The trials overlapped this summer in adjoining courtrooms on the fourth floor of the Joliet courthouse, where both Vaughn and former Bolingbrook police sergeant Peterson were convicted a few weeks apart of first-degree murder.

On Monday, Vaughn was scheduled to be sentenced for the 2007 slayings of his wife and three children, ages 12, 11 and 8, who were shot in the Oswego family’s SUV on what Vaughn had said was a trip to a Springfield water park.

But Judge Daniel Rozak halted Vaughn’s sentencing so he could review transcripts and television broadcast reports before ruling on the motion for a new trial, which he said he would do Tuesday morning. The courtroom was packed with Vaughn’s family, his wife’s family, reporters and at least three jurors from the trial.

Vaughn’s public defender George Lenard, who cited 51 grounds for a new trial, began his more than two-hour oral argument by taking some shots at former Peterson co-counsel Joel Brodsky.

Lenard criticized a news conference held by Peterson’s new defense team that he said seemed to mock the disappearance of Peterson’s fourth wife, Stacy. Prosecutors believe Peterson killed Stacy but he has not been charged. He was tried and convicted this summer for the 2004 drowning of his third wife, Kathleen Savio.

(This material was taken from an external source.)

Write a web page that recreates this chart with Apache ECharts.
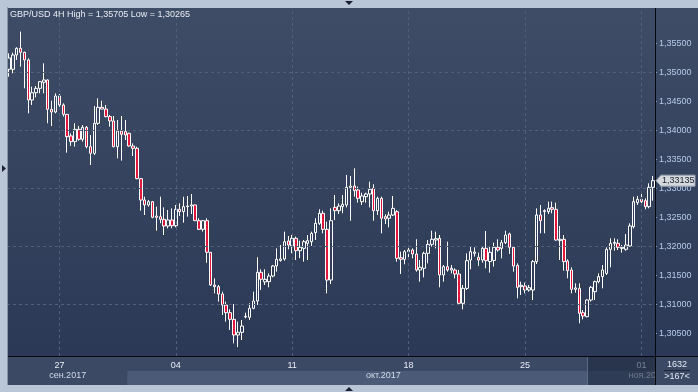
<!DOCTYPE html>
<html><head><meta charset="utf-8">
<script src="https://cdn.jsdelivr.net/npm/echarts@6/dist/echarts.min.js"></script>
<style>html,body{margin:0;padding:0;background:#b9c6d7;}#c{width:698px;height:392px;}</style>
</head><body><div id="c"></div>
<script>
// ---- data (GBP/USD 4H) ----
const symbolName = 'GBP/USD 4H';
const opens = [1.35055,1.35055,1.35302,1.35417,1.35348,1.35216,1.34526,1.34652,1.34727,1.34831,
1.34871,1.34365,1.34319,1.34595,1.34440,1.34279,1.33906,1.33808,1.34020,1.33848,
1.34055,1.33721,1.33606,1.34124,1.34400,1.34370,1.34239,1.34164,1.33721,1.33991,
1.33980,1.33951,1.33733,1.33693,1.33170,1.32802,1.32716,1.32773,1.32526,1.32514,
1.32468,1.32353,1.32457,1.32359,1.32641,1.32601,1.32687,1.32698,1.32716,1.32445,
1.32296,1.32445,1.31900,1.31336,1.31308,1.31181,1.30991,1.30859,1.30744,1.30474,
1.30520,1.30785,1.30779,1.30934,1.31060,1.31555,1.31390,1.31394,1.31491,1.31664,
1.31760,1.31785,1.32095,1.32009,1.32141,1.31928,1.31968,1.32055,1.32083,1.32239,
1.32399,1.32572,1.32296,1.31422,1.32675,1.32618,1.32687,1.32716,1.33020,1.33043,
1.32974,1.32773,1.32859,1.32905,1.33003,1.32618,1.32830,1.32514,1.32486,1.32543,
1.32600,1.31808,1.31779,1.31911,1.31940,1.31871,1.31595,1.31624,1.31882,1.32037,
1.32112,1.32141,1.31509,1.31652,1.31595,1.31595,1.31526,1.31020,1.31279,1.31767,
1.31882,1.31813,1.31767,1.31968,1.31740,1.31760,1.31986,1.31968,1.32066,1.32216,
1.31986,1.31675,1.31308,1.31319,1.31250,1.31250,1.31739,1.32543,1.32601,1.32601,
1.32670,1.32641,1.32101,1.32124,1.31750,1.31595,1.31262,1.31279,1.30859,1.30790,
1.31078,1.31221,1.31394,1.31480,1.31537,1.31951,1.32055,1.32055,1.31968,1.31951,
1.32009,1.32342,1.32756,1.32813,1.32790,1.32687,1.33020];
const closes = [1.35250,1.35302,1.35417,1.35348,1.35216,1.34526,1.34652,1.34727,1.34842,1.34871,
1.34365,1.34319,1.34595,1.34440,1.34279,1.33894,1.33808,1.34020,1.33848,1.34055,
1.33721,1.33606,1.34124,1.34400,1.34370,1.34239,1.34164,1.33721,1.33991,1.33934,
1.33922,1.33733,1.33693,1.33170,1.32802,1.32716,1.32773,1.32503,1.32503,1.32468,
1.32353,1.32457,1.32359,1.32641,1.32601,1.32687,1.32698,1.32716,1.32445,1.32296,
1.32445,1.31900,1.31336,1.31308,1.31181,1.30991,1.30859,1.30744,1.30474,1.30520,
1.30629,1.30796,1.30934,1.31060,1.31555,1.31434,1.31434,1.31491,1.31664,1.31779,
1.31785,1.32083,1.32026,1.32141,1.31928,1.31986,1.32083,1.32101,1.32227,1.32399,
1.32572,1.32296,1.31422,1.32445,1.32618,1.32698,1.32727,1.33020,1.33043,1.32963,
1.32830,1.32871,1.32905,1.32986,1.32618,1.32830,1.32486,1.32474,1.32543,1.32658,
1.31796,1.31779,1.31911,1.31940,1.31871,1.31595,1.31641,1.31882,1.32037,1.32124,
1.32135,1.31509,1.31652,1.31595,1.31624,1.31526,1.31020,1.31279,1.31756,1.31911,
1.31905,1.31767,1.31968,1.31756,1.31900,1.31986,1.31940,1.32066,1.32198,1.31986,
1.31664,1.31296,1.31331,1.31250,1.31290,1.31739,1.32543,1.32445,1.32618,1.32658,
1.32641,1.32112,1.32124,1.31739,1.31583,1.31262,1.31285,1.30848,1.30802,1.31078,
1.31296,1.31394,1.31480,1.31595,1.31951,1.32055,1.32072,1.31986,1.31986,1.32026,
1.32354,1.32773,1.32813,1.32773,1.32687,1.33020,1.33135];
const lows = [1.34928,1.34986,1.35216,1.35101,1.34727,1.34296,1.34440,1.34572,1.34641,1.34641,
1.34124,1.34078,1.34296,1.34365,1.34239,1.33618,1.33733,1.33721,1.33825,1.33808,
1.33693,1.33405,1.33578,1.34095,1.34365,1.34227,1.34066,1.33710,1.33520,1.33480,
1.33836,1.33721,1.33560,1.33158,1.32618,1.32543,1.32687,1.32486,1.32273,1.32400,
1.32198,1.32313,1.32313,1.32331,1.32526,1.32411,1.32514,1.32560,1.32440,1.32285,
1.32256,1.31721,1.31319,1.31193,1.31049,1.30819,1.30704,1.30560,1.30331,1.30265,
1.30388,1.30762,1.30733,1.30917,1.30991,1.31250,1.31336,1.31296,1.31469,1.31566,
1.31739,1.31756,1.31951,1.31882,1.31767,1.31800,1.31739,1.31767,1.32009,1.32112,
1.32371,1.32227,1.31193,1.31353,1.32457,1.32560,1.32572,1.32675,1.32445,1.32859,
1.32756,1.32716,1.32756,1.32675,1.32445,1.32543,1.32227,1.32388,1.32330,1.32526,
1.31739,1.31526,1.31693,1.31813,1.31796,1.31566,1.31394,1.31468,1.31710,1.31997,
1.31968,1.31296,1.31394,1.31566,1.31537,1.31451,1.30991,1.30917,1.31250,1.31606,
1.31825,1.31664,1.31721,1.31624,1.31549,1.31652,1.31911,1.31796,1.32043,1.31871,
1.31566,1.31106,1.31164,1.31193,1.31221,1.31078,1.31698,1.32227,1.32227,1.32560,
1.32572,1.32101,1.31767,1.31583,1.31451,1.31193,1.31204,1.30675,1.30744,1.30779,
1.31049,1.31078,1.31365,1.31279,1.31509,1.31641,1.31928,1.31940,1.31894,1.31928,
1.31997,1.32313,1.32716,1.32698,1.32641,1.32658,1.32790];
const highs = [1.35331,1.35342,1.35434,1.35705,1.35360,1.35244,1.34756,1.34767,1.34853,1.35158,
1.34880,1.34514,1.34641,1.34629,1.34468,1.34285,1.33951,1.34124,1.34078,1.34095,
1.34078,1.33922,1.34422,1.34555,1.34514,1.34440,1.34267,1.34250,1.34181,1.34250,
1.34181,1.33963,1.33779,1.33721,1.33175,1.32859,1.32802,1.32785,1.32687,1.32859,
1.32675,1.32629,1.32658,1.32716,1.32744,1.32859,1.32871,1.32905,1.32722,1.32486,
1.32457,1.32486,1.31905,1.31451,1.31336,1.31221,1.31049,1.30917,1.31009,1.30704,
1.30733,1.30859,1.31020,1.31221,1.31813,1.31606,1.31606,1.31537,1.31681,1.31968,
1.32026,1.32256,1.32181,1.32198,1.32170,1.32100,1.32112,1.32198,1.32256,1.32486,
1.32641,1.32618,1.32428,1.32658,1.32888,1.32744,1.32888,1.33233,1.33216,1.33348,
1.33032,1.32928,1.32928,1.33118,1.33072,1.32859,1.32859,1.32555,1.32601,1.32871,
1.32629,1.31911,1.31940,1.31997,1.31968,1.32124,1.31767,1.31911,1.32112,1.32273,
1.32256,1.32198,1.31681,1.32083,1.31681,1.31624,1.31595,1.31336,1.31882,1.31997,
1.31986,1.31894,1.31997,1.32267,1.31997,1.32066,1.32124,1.32112,1.32273,1.32239,
1.32009,1.31710,1.31394,1.31377,1.31336,1.31767,1.32658,1.32716,1.32641,1.32773,
1.32773,1.32756,1.32354,1.32198,1.31779,1.31641,1.31365,1.31365,1.30905,1.31089,
1.31319,1.31411,1.31537,1.31681,1.31986,1.32141,1.32141,1.32124,1.32026,1.32216,
1.32400,1.32859,1.32871,1.32917,1.32831,1.33089,1.33216];
const priceTicks = [1.305,1.31,1.315,1.32,1.325,1.33,1.335,1.34,1.345,1.35,1.355];
const monthLabels = ['сен.2017','окт.2017','ноя.2017'];
const totalBars = '1632';
const visibleBars = '>167<';
const yMin = 1.30112, yMax = 1.36112;

// categories: 4H bars (trading days only), starting Fri 22 Sep 2017 20:00
function buildCategories(n){
  const out=[]; let t=Date.UTC(2017,8,22,20);
  while(out.length<n){const d=new Date(t);const wd=d.getUTCDay();if(wd!==0&&wd!==6)out.push(t);t+=4*3600e3;}
  return out;
}
const times = buildCategories(opens.length);
const pad=n=>(n<10?'0':'')+n;
const cats = times.map(t=>{const d=new Date(t);return d.getUTCFullYear()+'-'+pad(d.getUTCMonth()+1)+'-'+pad(d.getUTCDate())+' '+pad(d.getUTCHours())+':00';});
const isWeekTick = i=>{const d=new Date(times[i]);return d.getUTCDay()===3&&d.getUTCHours()===0;};
const weekIdx = cats.map((c,i)=>i).filter(isWeekTick);
const candles = opens.map((o,i)=>[o,closes[i],lows[i],highs[i]]);
const fmt = v=>v.toFixed(5).replace('.',',');
const FONT = '"Liberation Sans", Arial, sans-serif';

const chart = echarts.init(document.getElementById('c'),null,{renderer:'canvas'});
chart.setOption({
  animation:false,
  backgroundColor:'transparent',
  grid:{left:7,right:43,top:8,bottom:36},
  xAxis:{type:'category',data:cats,
    axisLine:{show:false},axisTick:{show:false},splitLine:{show:false},
    axisLabel:{interval:(i)=>isWeekTick(i),formatter:(v)=>v.slice(8,10),color:'#e8edf5',fontSize:9,fontFamily:FONT,margin:5}},
  yAxis:{type:'value',position:'right',min:yMin,max:yMax,
    axisLine:{show:false},splitLine:{show:false},
    axisTick:{show:true,customValues:priceTicks,length:2,lineStyle:{color:'#7f9fca'}},
    axisLabel:{customValues:priceTicks,formatter:fmt,color:'#b5cbea',fontSize:9,fontFamily:FONT,margin:4}},
  series:[
    {type:'line',data:[],z:1,silent:true,
     markLine:{silent:true,symbol:'none',animation:false,label:{show:false},
       lineStyle:{color:'#525f7a',type:[3,3],width:1},
       data:[...priceTicks.map(v=>({yAxis:v})),...weekIdx.map(i=>({xAxis:cats[i]}))]}},
    {type:'candlestick',data:candles,barWidth:3,z:3,
     itemStyle:{color:'transparent',color0:'#e3173e',borderColor:'#ffffff',borderColor0:'#ffffff',borderWidth:1}}
  ]
});

const px = (i)=>chart.convertToPixel({xAxisIndex:0},cats[i]);
const band = 648/cats.length;
const plotL = 7, plotR = 655;
// month boundaries
const monthStarts=[0];
for(let i=1;i<times.length;i++){if(new Date(times[i]).getUTCMonth()!==new Date(times[i-1]).getUTCMonth())monthStarts.push(i);}
const edges = monthStarts.map((s,k)=>k===0?8:px(s)-band/2);
edges.push(plotR);
const monthEls = monthLabels.map((m,k)=>({type:'text',z:50,style:{text:m,x:(edges[k]+edges[k+1])/2,y:376,align:'center',verticalAlign:'middle',fill:'#d3dbe8',font:'9px '+FONT}}));
const octStart = edges[1];
const lastY = chart.convertToPixel({yAxisIndex:0},closes[closes.length-1]);
const hi = Math.max(...highs), lo = Math.min(...lows);

chart.setOption({graphic:{elements:[
  {type:'rect',z:-20,silent:true,shape:{x:0,y:0,width:698,height:392},style:{fill:'#b9c6d7'}},
  {type:'rect',z:-19,silent:true,shape:{x:8,y:8,width:690,height:348},style:{fill:new echarts.graphic.LinearGradient(0,0,0,1,[{offset:0,color:'#3f4c66'},{offset:1,color:'#2c3956'}])}},
  {type:'rect',z:-19,silent:true,shape:{x:8,y:356,width:690,height:29},style:{fill:'#3b4965'}},
  {type:'rect',z:-18,silent:true,shape:{x:octStart,y:371,width:plotR-octStart,height:14},style:{fill:'#4b5a76'}},
  ...monthEls,
  {type:'text',z:60,style:{text:symbolName+' High = '+fmt(hi)+' Low = '+fmt(lo),x:10,y:14.5,verticalAlign:'middle',fill:'#e8edf4',font:'9px '+FONT}},
  {type:'rect',z:90,silent:true,shape:{x:587,y:357,width:68,height:28},style:{fill:'rgba(26,36,58,0.55)'}},
  {type:'line',z:91,silent:true,shape:{x1:587.5,y1:357,x2:587.5,y2:385},style:{stroke:'#5e6b84',lineWidth:1}},
  {type:'rect',z:92,silent:true,shape:{x:656,y:357,width:42,height:28},style:{fill:'#3b4965'}},
  {type:'text',z:93,style:{text:totalBars,x:677,y:365,align:'center',verticalAlign:'middle',fill:'#e3e9f2',font:'9px '+FONT}},
  {type:'line',z:93,silent:true,shape:{x1:664,y1:370.5,x2:690,y2:370.5},style:{stroke:'#1e2638',lineWidth:1}},
  {type:'text',z:93,style:{text:visibleBars,x:677,y:377,align:'center',verticalAlign:'middle',fill:'#e3e9f2',font:'9px '+FONT}},
  {type:'line',z:95,silent:true,shape:{x1:8,y1:356.5,x2:698,y2:356.5},style:{stroke:'#05070c',lineWidth:1}},
  {type:'line',z:95,silent:true,shape:{x1:655.5,y1:8,x2:655.5,y2:385},style:{stroke:'#05070c',lineWidth:1}},
  {type:'rect',z:96,silent:true,shape:{x:0,y:385,width:698,height:7},style:{fill:'#b9c6d7'}},
  {type:'rect',z:96,silent:true,shape:{x:0,y:0,width:8,height:392},style:{fill:'#b9c6d7'}},
  {type:'line',z:96,silent:true,shape:{x1:7.5,y1:7,x2:7.5,y2:385},style:{stroke:'#8894a6',lineWidth:1}},
  {type:'polygon',z:97,silent:true,shape:{points:[[656,lastY],[661,lastY-5.5],[695,lastY-5.5],[695,lastY+5.5],[661,lastY+5.5]]},style:{fill:'#d5d8dd',stroke:'#9aa3b0',lineWidth:1}},
  {type:'text',z:98,style:{text:fmt(closes[closes.length-1]),x:662,y:lastY,verticalAlign:'middle',fill:'#1b2230',font:'9px '+FONT}},
  {type:'polygon',z:97,silent:true,shape:{points:[[345,1],[353,1],[349,5]]},style:{fill:'#1a2030'}},
  {type:'polygon',z:97,silent:true,shape:{points:[[345,391],[353,391],[349,387]]},style:{fill:'#1a2030'}},
  {type:'polygon',z:97,silent:true,shape:{points:[[2,165],[2,172],[6,168.5]]},style:{fill:'#1a2030'}}
]}});
</script></body></html>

“That gave criminal defense attorneys — all of us — a black eye,” Lenard told the judge, saying jurors may have been so disgusted by this “show” that they were unfairly prejudiced against Vaughn’s defense team.

“I think they need to apologize about what they said out there,” Lenard later told reporters outside the courthouse.

Prosecutors called the argument “unbelievable,” and Peterson attorney Joe Lopez tweeted it was “hilarious to blame us for his loss.”

“It’s unbelievable that the Drew Peterson case would find itself in the Christopher Vaughn case,” said assistant state’s attorney Mike Fitzgerald.

“If they thought the Drew Peterson trial was going to be an influence, why didn’t they do something about it at the time?”